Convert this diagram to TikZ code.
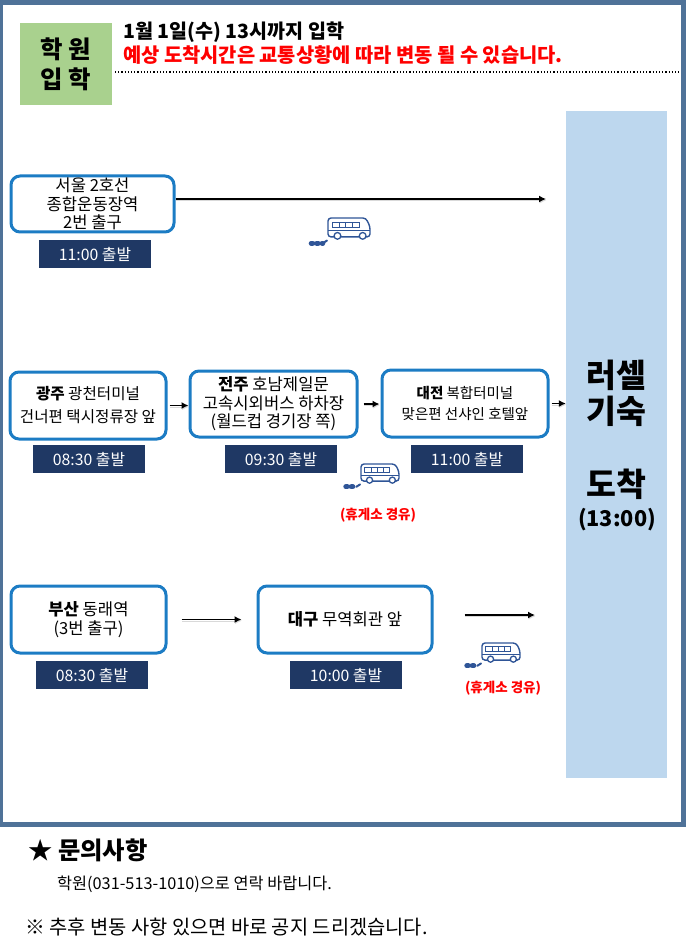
\documentclass[tikz,border=0pt]{standalone}
\usepackage{fontspec}
\setmainfont{Noto Sans CJK KR}
\usetikzlibrary{arrows.meta,positioning}

\definecolor{FrameBlue}{HTML}{4F7298}
\definecolor{LeafGreen}{HTML}{A9D18E}
\definecolor{SkyBlue}{HTML}{BDD7EE}
\definecolor{EdgeBlue}{HTML}{1C7CC4}
\definecolor{TagNavy}{HTML}{1F3864}
\definecolor{BusBlue}{HTML}{2F5597}

\newcommand{\BusIcon}[3]{
	\begin{scope}[shift={(#1,#2)}, scale=#3, BusBlue]
		\draw [line width=1.4, rounded corners=3, fill=white] (0,18) -- (0,0) -- (36,0) -- (40,8) -- (40,18) -- cycle;
		\draw [line width=1] (4,4) rectangle (30,9);
		\draw [line width=0.9] (10.5,4) -- (10.5,9) (17,4) -- (17,9) (23.5,4) -- (23.5,9);
		\draw [line width=0.8] (0,12) -- (40,12);
		\draw [line width=1.3, fill=white] (9,17) circle (3.2);
		\draw [line width=1.3, fill=white] (33,17) circle (3.2);
		\draw [line width=5, line cap=round, dash pattern=on 1.5 off 4] (-16,24) -- (-5,24);
		\draw [line width=2, line cap=round] (-5,24) -- (-1,21.5);
	\end{scope}
}

\begin{document}
\begin{tikzpicture}[x=1pt, y=-1pt]
	\tikzstyle{Stop}	= [rectangle, draw=EdgeBlue, line width=3, rounded corners=9, fill=white, align=center, font=\fontsize{16.6}{18.5}\selectfont, inner sep=0pt]
	\tikzstyle{Depart}	= [rectangle, fill=TagNavy, text=white, minimum width=112, minimum height=28, inner sep=0pt, font=\fontsize{15.8}{18}\selectfont]
	\tikzstyle{Rest}	= [text=red, font=\bfseries\fontsize{13.5}{15}\selectfont, inner sep=0pt]
	\tikzstyle{Go}		= [-{Latex[length=7, width=7]}, black, line width=1.8, preaction={draw=black!15, transform canvas={xshift=0.6pt, yshift=-1.2pt}}]
	\tikzstyle{Dorm}	= [inner sep=0pt, font=\bfseries\fontsize{32.5}{36}\selectfont]

	\useasboundingbox (0,0) rectangle (686,949);
	\node (frame) at (342,413.25) [rectangle, draw=FrameBlue, line width=5, minimum width=683, minimum height=821.5, inner sep=0pt] {};

	\node (enter) at (66,64) [rectangle, fill=LeafGreen, minimum width=92, minimum height=82, inner sep=0pt, align=center, font=\bfseries\fontsize{24.4}{30}\selectfont] {학 원\\입 학};
	\node (when) at (123,32) [anchor=west, inner sep=0pt, font=\bfseries\fontsize{19.6}{22}\selectfont] {1월 1일(수) 13시까지 입학};
	\node (note) at (123,55) [anchor=west, inner sep=0pt, text=red, font=\bfseries\fontsize{19.8}{22}\selectfont] {예상 도착시간은 교통상황에 따라 변동 될 수 있습니다.};
	\coordinate (ruleL) at (115,72);
	\coordinate (ruleR) at (681,72);
	\draw [black, line width=1.2, dotted] (ruleL) to (ruleR);

	\node (dorm) at (616.5,444.5) [rectangle, fill=SkyBlue, minimum width=101, minimum height=667, inner sep=0pt] {};
	\node (dormA) at (616.5,375) [Dorm] {러셀};
	\node (dormB) at (616.5,411) [Dorm] {기숙};
	\node (dormC) at (616.5,484) [Dorm] {도착};
	\node (dormT) at (617,520) [inner sep=0pt, font=\bfseries\fontsize{21.7}{26}\selectfont] {(13:00)};

	\node (seoul) at (92.5,204) [Stop, minimum width=163, minimum height=56] {서울 2호선\\종합운동장역\\2번 출구};
	\node (seoulT) at (95,254) [Depart] {11:00 출발};
	\coordinate (seoulEnd) at (546,199);
	\draw [Go] (seoul.east |- seoulEnd) to (seoulEnd);
	\BusIcon{328}{218}{1.05}

	\node (gwangju) at (88,405.5) [Stop, minimum width=156, minimum height=67, font=\fontsize{15.6}{23}\selectfont] {\textbf{광주} 광천터미널\\건너편 택시정류장 앞};
	\node (jeonju) at (273.5,404) [Stop, minimum width=167, minimum height=66] {\textbf{전주} 호남제일문\\고속시외버스 하차장\\(월드컵 경기장 쪽)};
	\node (daejeon) at (465,403.5) [Stop, minimum width=166, minimum height=67, font=\fontsize{14.5}{21}\selectfont] {\textbf{대전} 복합터미널\\맞은편 선샤인 호텔앞};
	\node (gwangjuT) at (89,459) [Depart] {08:30 출발};
	\node (jeonjuT) at (281,459) [Depart] {09:30 출발};
	\node (daejeonT) at (467,459) [Depart] {11:00 출발};
	\draw [Go, shorten <=2] (gwangju.east) to (jeonju.west |- gwangju.east);
	\draw [Go, shorten <=5, shorten >=1] (jeonju.east) to (daejeon.west |- jeonju.east);
	\draw [Go, shorten <=2] (daejeon.east) to (dorm.west |- daejeon.east);
	\BusIcon{361}{464}{0.95}
	\node (restA) at (378,515) [Rest] {(휴게소 경유)};

	\node (busan) at (88.5,619.5) [Stop, minimum width=155, minimum height=67] {\textbf{부산} 동래역\\(3번 출구)};
	\node (daegu) at (345,619.5) [Stop, minimum width=174, minimum height=67] {\textbf{대구} 무역회관 앞};
	\node (busanT) at (92,675) [Depart] {08:30 출발};
	\node (daeguT) at (346,675) [Depart] {10:00 출발};
	\coordinate (daeguEnd) at (535,615);
	\draw [Go, shorten <=14, shorten >=15] (busan.east) to (daegu.west);
	\draw [Go, shorten <=31] (daegu.east |- daeguEnd) to (daeguEnd);
	\BusIcon{482}{643}{0.95}
	\node (restB) at (503,688) [Rest] {(휴게소 경유)};

	\node (askHead) at (28,850) [anchor=west, inner sep=0pt, font=\bfseries\fontsize{24.3}{28}\selectfont] {★ 문의사항};
	\node (askLine) at (57,884) [anchor=west, inner sep=0pt, font=\fontsize{16.3}{19}\selectfont] {학원(031-513-1010)으로 연락 바랍니다.};
	\node (later) at (25,927) [anchor=west, inner sep=0pt, font=\fontsize{19.8}{23}\selectfont] {※ 추후 변동 사항 있으면 바로 공지 드리겠습니다.};
\end{tikzpicture}
\end{document}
########################################
• _DIRECTIONS_: Write the lines above out again exactly, without any of their pictures.

• _SOLUTION FOR THIS PROBLEM_:
Convert this diagram to TikZ code.
\documentclass[tikz,border=0pt]{standalone}
\usepackage{fontspec}
\setmainfont{Noto Sans CJK KR}
\usetikzlibrary{arrows.meta,positioning}

\definecolor{FrameBlue}{HTML}{4F7298}
\definecolor{LeafGreen}{HTML}{A9D18E}
\definecolor{SkyBlue}{HTML}{BDD7EE}
\definecolor{EdgeBlue}{HTML}{1C7CC4}
\definecolor{TagNavy}{HTML}{1F3864}
\definecolor{BusBlue}{HTML}{2F5597}

\newcommand{\BusIcon}[3]{
	\begin{scope}[shift={(#1,#2)}, scale=#3, BusBlue]
		\draw [line width=1.4, rounded corners=3, fill=white] (0,18) -- (0,0) -- (36,0) -- (40,8) -- (40,18) -- cycle;
		\draw [line width=1] (4,4) rectangle (30,9);
		\draw [line width=0.9] (10.5,4) -- (10.5,9) (17,4) -- (17,9) (23.5,4) -- (23.5,9);
		\draw [line width=0.8] (0,12) -- (40,12);
		\draw [line width=1.3, fill=white] (9,17) circle (3.2);
		\draw [line width=1.3, fill=white] (33,17) circle (3.2);
		\draw [line width=5, line cap=round, dash pattern=on 1.5 off 4] (-16,24) -- (-5,24);
		\draw [line width=2, line cap=round] (-5,24) -- (-1,21.5);
	\end{scope}
}

\begin{document}
\begin{tikzpicture}[x=1pt, y=-1pt]
	\tikzstyle{Stop}	= [rectangle, draw=EdgeBlue, line width=3, rounded corners=9, fill=white, align=center, font=\fontsize{16.6}{18.5}\selectfont, inner sep=0pt]
	\tikzstyle{Depart}	= [rectangle, fill=TagNavy, text=white, minimum width=112, minimum height=28, inner sep=0pt, font=\fontsize{15.8}{18}\selectfont]
	\tikzstyle{Rest}	= [text=red, font=\bfseries\fontsize{13.5}{15}\selectfont, inner sep=0pt]
	\tikzstyle{Go}		= [-{Latex[length=7, width=7]}, black, line width=1.8, preaction={draw=black!15, transform canvas={xshift=0.6pt, yshift=-1.2pt}}]
	\tikzstyle{Dorm}	= [inner sep=0pt, font=\bfseries\fontsize{32.5}{36}\selectfont]

	\useasboundingbox (0,0) rectangle (686,949);
	\node (frame) at (342,413.25) [rectangle, draw=FrameBlue, line width=5, minimum width=683, minimum height=821.5, inner sep=0pt] {};

	\node (enter) at (66,64) [rectangle, fill=LeafGreen, minimum width=92, minimum height=82, inner sep=0pt, align=center, font=\bfseries\fontsize{24.4}{30}\selectfont] {학 원\\입 학};
	\node (when) at (123,32) [anchor=west, inner sep=0pt, font=\bfseries\fontsize{19.6}{22}\selectfont] {1월 1일(수) 13시까지 입학};
	\node (note) at (123,55) [anchor=west, inner sep=0pt, text=red, font=\bfseries\fontsize{19.8}{22}\selectfont] {예상 도착시간은 교통상황에 따라 변동 될 수 있습니다.};
	\coordinate (ruleL) at (115,72);
	\coordinate (ruleR) at (681,72);
	\draw [black, line width=1.2, dotted] (ruleL) to (ruleR);

	\node (dorm) at (616.5,444.5) [rectangle, fill=SkyBlue, minimum width=101, minimum height=667, inner sep=0pt] {};
	\node (dormA) at (616.5,375) [Dorm] {러셀};
	\node (dormB) at (616.5,411) [Dorm] {기숙};
	\node (dormC) at (616.5,484) [Dorm] {도착};
	\node (dormT) at (617,520) [inner sep=0pt, font=\bfseries\fontsize{21.7}{26}\selectfont] {(13:00)};

	\node (seoul) at (92.5,204) [Stop, minimum width=163, minimum height=56] {서울 2호선\\종합운동장역\\2번 출구};
	\node (seoulT) at (95,254) [Depart] {11:00 출발};
	\coordinate (seoulEnd) at (546,199);
	\draw [Go] (seoul.east |- seoulEnd) to (seoulEnd);
	\BusIcon{328}{218}{1.05}

	\node (gwangju) at (88,405.5) [Stop, minimum width=156, minimum height=67, font=\fontsize{15.6}{23}\selectfont] {\textbf{광주} 광천터미널\\건너편 택시정류장 앞};
	\node (jeonju) at (273.5,404) [Stop, minimum width=167, minimum height=66] {\textbf{전주} 호남제일문\\고속시외버스 하차장\\(월드컵 경기장 쪽)};
	\node (daejeon) at (465,403.5) [Stop, minimum width=166, minimum height=67, font=\fontsize{14.5}{21}\selectfont] {\textbf{대전} 복합터미널\\맞은편 선샤인 호텔앞};
	\node (gwangjuT) at (89,459) [Depart] {08:30 출발};
	\node (jeonjuT) at (281,459) [Depart] {09:30 출발};
	\node (daejeonT) at (467,459) [Depart] {11:00 출발};
	\draw [Go, shorten <=2] (gwangju.east) to (jeonju.west |- gwangju.east);
	\draw [Go, shorten <=5, shorten >=1] (jeonju.east) to (daejeon.west |- jeonju.east);
	\draw [Go, shorten <=2] (daejeon.east) to (dorm.west |- daejeon.east);
	\BusIcon{361}{464}{0.95}
	\node (restA) at (378,515) [Rest] {(휴게소 경유)};

	\node (busan) at (88.5,619.5) [Stop, minimum width=155, minimum height=67] {\textbf{부산} 동래역\\(3번 출구)};
	\node (daegu) at (345,619.5) [Stop, minimum width=174, minimum height=67] {\textbf{대구} 무역회관 앞};
	\node (busanT) at (92,675) [Depart] {08:30 출발};
	\node (daeguT) at (346,675) [Depart] {10:00 출발};
	\coordinate (daeguEnd) at (535,615);
	\draw [Go, shorten <=14, shorten >=15] (busan.east) to (daegu.west);
	\draw [Go, shorten <=31] (daegu.east |- daeguEnd) to (daeguEnd);
	\BusIcon{482}{643}{0.95}
	\node (restB) at (503,688) [Rest] {(휴게소 경유)};

	\node (askHead) at (28,850) [anchor=west, inner sep=0pt, font=\bfseries\fontsize{24.3}{28}\selectfont] {★ 문의사항};
	\node (askLine) at (57,884) [anchor=west, inner sep=0pt, font=\fontsize{16.3}{19}\selectfont] {학원(031-513-1010)으로 연락 바랍니다.};
	\node (later) at (25,927) [anchor=west, inner sep=0pt, font=\fontsize{19.8}{23}\selectfont] {※ 추후 변동 사항 있으면 바로 공지 드리겠습니다.};
\end{tikzpicture}
\end{document}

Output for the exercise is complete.